Take the lines from the top down to and including the one with "-14, -15, -16];" and repeat them exactly. Omit images.

-----

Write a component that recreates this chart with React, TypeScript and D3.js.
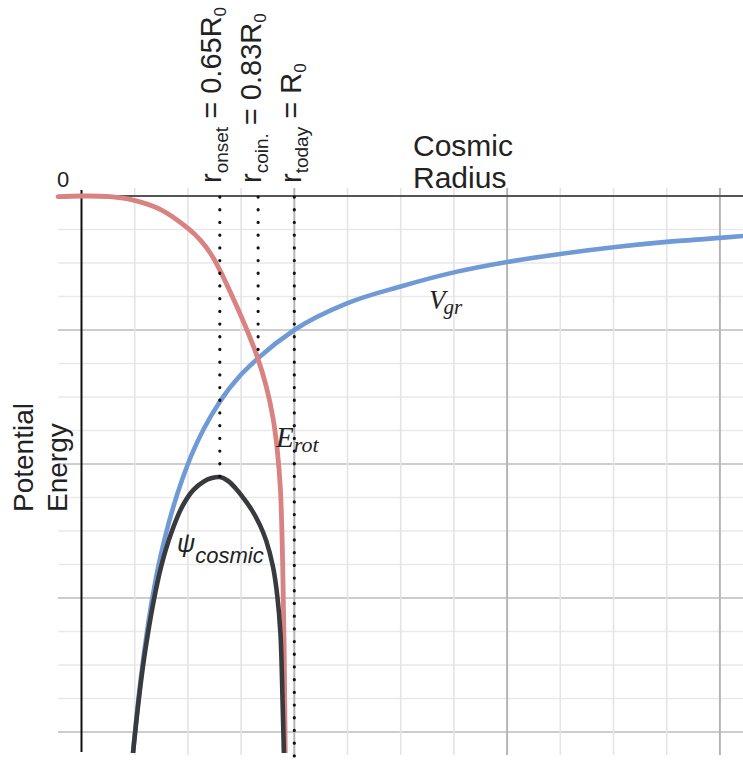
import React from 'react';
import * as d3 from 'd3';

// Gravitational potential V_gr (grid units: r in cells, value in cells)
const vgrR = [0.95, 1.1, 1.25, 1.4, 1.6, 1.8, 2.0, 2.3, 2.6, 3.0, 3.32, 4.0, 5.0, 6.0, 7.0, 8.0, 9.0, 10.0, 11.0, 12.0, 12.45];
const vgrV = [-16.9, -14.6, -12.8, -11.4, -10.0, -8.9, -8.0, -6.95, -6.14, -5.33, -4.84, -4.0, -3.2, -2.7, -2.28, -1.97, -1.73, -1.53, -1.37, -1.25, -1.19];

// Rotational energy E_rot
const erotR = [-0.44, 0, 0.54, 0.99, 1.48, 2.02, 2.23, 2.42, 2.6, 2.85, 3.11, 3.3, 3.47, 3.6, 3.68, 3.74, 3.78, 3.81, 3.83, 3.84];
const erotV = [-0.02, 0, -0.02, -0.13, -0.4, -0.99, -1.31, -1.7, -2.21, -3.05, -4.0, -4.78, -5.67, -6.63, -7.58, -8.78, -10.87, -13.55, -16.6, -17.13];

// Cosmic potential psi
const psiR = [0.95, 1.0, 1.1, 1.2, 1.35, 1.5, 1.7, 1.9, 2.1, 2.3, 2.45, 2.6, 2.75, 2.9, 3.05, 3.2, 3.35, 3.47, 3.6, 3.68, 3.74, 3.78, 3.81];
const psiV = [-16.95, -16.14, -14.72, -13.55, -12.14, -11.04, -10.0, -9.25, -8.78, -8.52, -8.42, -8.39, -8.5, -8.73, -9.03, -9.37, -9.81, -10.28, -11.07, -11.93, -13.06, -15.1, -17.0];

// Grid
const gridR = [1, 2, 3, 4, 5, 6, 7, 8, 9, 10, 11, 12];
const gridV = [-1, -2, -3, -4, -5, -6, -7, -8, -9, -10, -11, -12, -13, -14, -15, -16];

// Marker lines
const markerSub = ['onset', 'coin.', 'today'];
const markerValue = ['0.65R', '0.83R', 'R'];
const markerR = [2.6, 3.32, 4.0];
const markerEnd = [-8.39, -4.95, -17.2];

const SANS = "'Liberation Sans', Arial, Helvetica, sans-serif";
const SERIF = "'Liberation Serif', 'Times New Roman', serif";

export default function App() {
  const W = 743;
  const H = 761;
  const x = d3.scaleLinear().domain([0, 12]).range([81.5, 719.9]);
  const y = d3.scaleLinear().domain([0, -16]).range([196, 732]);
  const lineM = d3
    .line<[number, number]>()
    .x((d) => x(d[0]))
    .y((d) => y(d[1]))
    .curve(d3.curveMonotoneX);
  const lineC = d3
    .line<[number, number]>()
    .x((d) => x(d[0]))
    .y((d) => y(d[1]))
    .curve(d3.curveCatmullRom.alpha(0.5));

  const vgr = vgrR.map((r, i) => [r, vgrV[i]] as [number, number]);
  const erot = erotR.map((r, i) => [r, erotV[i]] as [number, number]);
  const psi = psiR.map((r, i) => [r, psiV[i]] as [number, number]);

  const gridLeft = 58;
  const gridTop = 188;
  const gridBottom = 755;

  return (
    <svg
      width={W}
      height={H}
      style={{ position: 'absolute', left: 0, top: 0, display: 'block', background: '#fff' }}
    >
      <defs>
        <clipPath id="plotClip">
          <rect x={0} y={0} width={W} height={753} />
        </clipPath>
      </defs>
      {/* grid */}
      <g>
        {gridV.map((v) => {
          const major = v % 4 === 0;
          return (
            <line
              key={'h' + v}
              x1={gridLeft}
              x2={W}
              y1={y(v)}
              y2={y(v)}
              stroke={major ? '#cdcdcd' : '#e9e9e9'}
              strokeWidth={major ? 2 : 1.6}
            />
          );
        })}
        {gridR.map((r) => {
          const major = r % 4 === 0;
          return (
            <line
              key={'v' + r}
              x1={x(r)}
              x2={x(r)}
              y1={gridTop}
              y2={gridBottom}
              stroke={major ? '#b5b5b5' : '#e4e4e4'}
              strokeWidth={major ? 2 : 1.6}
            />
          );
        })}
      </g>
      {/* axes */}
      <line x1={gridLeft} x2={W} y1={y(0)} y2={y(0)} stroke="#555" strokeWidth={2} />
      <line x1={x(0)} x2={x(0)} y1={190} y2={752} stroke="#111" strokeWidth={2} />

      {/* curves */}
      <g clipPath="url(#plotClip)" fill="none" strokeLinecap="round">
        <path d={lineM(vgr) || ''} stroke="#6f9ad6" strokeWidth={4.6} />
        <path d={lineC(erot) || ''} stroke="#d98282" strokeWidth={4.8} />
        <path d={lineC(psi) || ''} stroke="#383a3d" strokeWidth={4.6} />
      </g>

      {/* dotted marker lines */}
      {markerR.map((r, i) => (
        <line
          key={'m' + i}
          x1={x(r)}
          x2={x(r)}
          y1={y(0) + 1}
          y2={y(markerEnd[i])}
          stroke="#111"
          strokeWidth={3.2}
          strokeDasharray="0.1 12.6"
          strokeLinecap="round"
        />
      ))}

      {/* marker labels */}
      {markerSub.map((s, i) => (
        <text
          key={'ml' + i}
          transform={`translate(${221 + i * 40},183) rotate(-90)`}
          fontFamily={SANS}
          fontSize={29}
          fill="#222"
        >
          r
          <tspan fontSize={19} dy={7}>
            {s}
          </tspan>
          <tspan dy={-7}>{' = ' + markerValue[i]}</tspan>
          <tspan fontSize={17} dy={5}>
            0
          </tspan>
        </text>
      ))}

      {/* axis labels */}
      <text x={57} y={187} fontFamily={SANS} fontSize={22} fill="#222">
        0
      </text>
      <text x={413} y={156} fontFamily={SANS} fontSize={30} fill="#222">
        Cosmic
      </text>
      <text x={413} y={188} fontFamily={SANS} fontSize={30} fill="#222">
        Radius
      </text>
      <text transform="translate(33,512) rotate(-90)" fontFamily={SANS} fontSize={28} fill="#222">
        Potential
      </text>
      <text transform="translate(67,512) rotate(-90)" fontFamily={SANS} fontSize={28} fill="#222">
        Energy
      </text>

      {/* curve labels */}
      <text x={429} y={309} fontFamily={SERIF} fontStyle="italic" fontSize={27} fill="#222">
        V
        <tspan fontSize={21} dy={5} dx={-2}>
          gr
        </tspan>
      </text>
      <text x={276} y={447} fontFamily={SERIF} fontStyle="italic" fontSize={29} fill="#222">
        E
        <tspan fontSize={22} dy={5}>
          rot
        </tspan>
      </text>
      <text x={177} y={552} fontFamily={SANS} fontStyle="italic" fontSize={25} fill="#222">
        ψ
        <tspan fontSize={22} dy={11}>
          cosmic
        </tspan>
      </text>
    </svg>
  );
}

-----

> _Answer to this exercise_:
Write a component that recreates this chart with React, TypeScript and D3.js.
import React from 'react';
import * as d3 from 'd3';

// Gravitational potential V_gr (grid units: r in cells, value in cells)
const vgrR = [0.95, 1.1, 1.25, 1.4, 1.6, 1.8, 2.0, 2.3, 2.6, 3.0, 3.32, 4.0, 5.0, 6.0, 7.0, 8.0, 9.0, 10.0, 11.0, 12.0, 12.45];
const vgrV = [-16.9, -14.6, -12.8, -11.4, -10.0, -8.9, -8.0, -6.95, -6.14, -5.33, -4.84, -4.0, -3.2, -2.7, -2.28, -1.97, -1.73, -1.53, -1.37, -1.25, -1.19];

// Rotational energy E_rot
const erotR = [-0.44, 0, 0.54, 0.99, 1.48, 2.02, 2.23, 2.42, 2.6, 2.85, 3.11, 3.3, 3.47, 3.6, 3.68, 3.74, 3.78, 3.81, 3.83, 3.84];
const erotV = [-0.02, 0, -0.02, -0.13, -0.4, -0.99, -1.31, -1.7, -2.21, -3.05, -4.0, -4.78, -5.67, -6.63, -7.58, -8.78, -10.87, -13.55, -16.6, -17.13];

// Cosmic potential psi
const psiR = [0.95, 1.0, 1.1, 1.2, 1.35, 1.5, 1.7, 1.9, 2.1, 2.3, 2.45, 2.6, 2.75, 2.9, 3.05, 3.2, 3.35, 3.47, 3.6, 3.68, 3.74, 3.78, 3.81];
const psiV = [-16.95, -16.14, -14.72, -13.55, -12.14, -11.04, -10.0, -9.25, -8.78, -8.52, -8.42, -8.39, -8.5, -8.73, -9.03, -9.37, -9.81, -10.28, -11.07, -11.93, -13.06, -15.1, -17.0];

// Grid
const gridR = [1, 2, 3, 4, 5, 6, 7, 8, 9, 10, 11, 12];
const gridV = [-1, -2, -3, -4, -5, -6, -7, -8, -9, -10, -11, -12, -13, -14, -15, -16];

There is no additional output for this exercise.